Review the provided code for the following concerns, in this priority order:
1. Security vulnerabilities (injection, auth bypass, data exposure)
2. Correctness bugs (off-by-one errors, null/undefined handling, race conditions)
3. Performance issues (N+1 queries, unbounded loops, unnecessary allocations)
4. Readability (naming, complexity, missing docstrings on public functions)
For each issue found:
- State the category and severity (critical / major / minor)
- Quote the specific line(s) involved
- Explain why it is a problem
- Suggest a concrete fix
If no issues are found in a category, omit that category. Do not pad the
response with compliments or summaries. End with a one-line verdict:
APPROVE, REQUEST CHANGES, or NEEDS DISCUSSION.
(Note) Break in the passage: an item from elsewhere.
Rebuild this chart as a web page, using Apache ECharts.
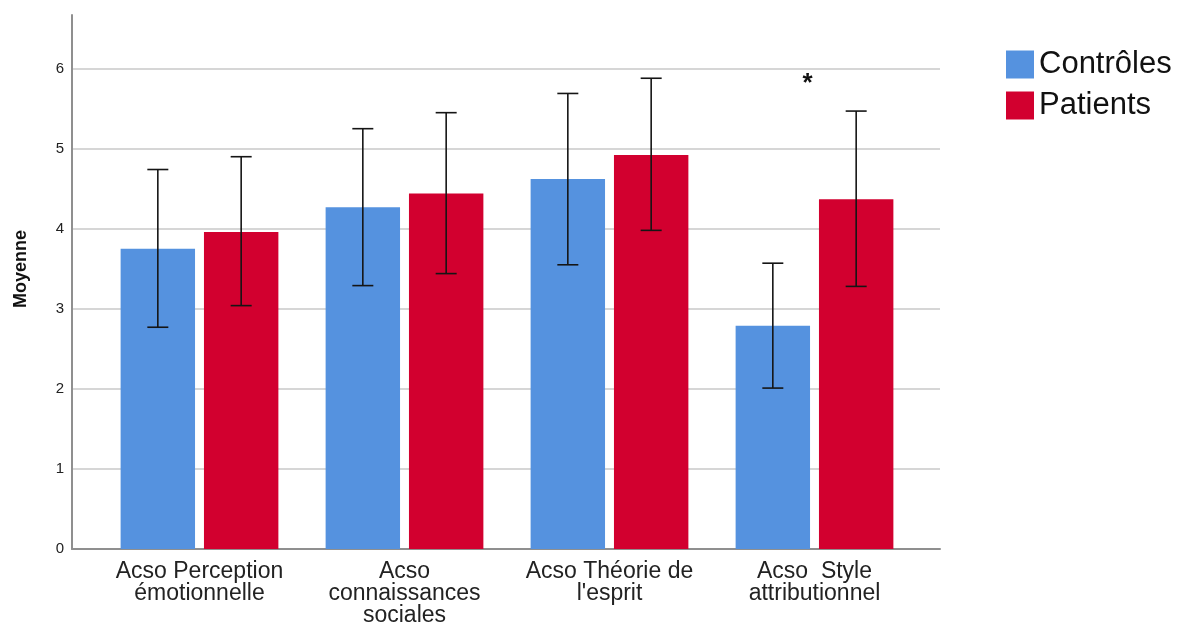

Every ambiguity in the poor version is gone. Scope is defined, priority is clear, output format is specified, and the closing is constrained to a single line.
Summarization
Poor: Summarize the document.
Without a defined length, audience, or purpose, summaries can range from one sentence to multiple pages.
Better:
You are a research analyst summarizing a source document for a busy executive
who needs to decide whether the document requires their attention.
Produce a structured summary with exactly three sections:
1. TLDR (2 sentences): What this document is and its single most important point
2. Key Findings (3-5 bullet points): The most consequential facts or conclusions
3. Action Required (1 sentence or 'No action required'): What, if anything, the
reader needs to decide or do based on this document
Total length: no more than 200 words. Use plain language; avoid jargon.
Ground every claim in the source document. Do not add interpretation.
Fixed structure, hard word limit, defined audience, binary final section. The key decisions are made in the prompt, not left to Claude — which is exactly why this produces consistent output across completely different source documents.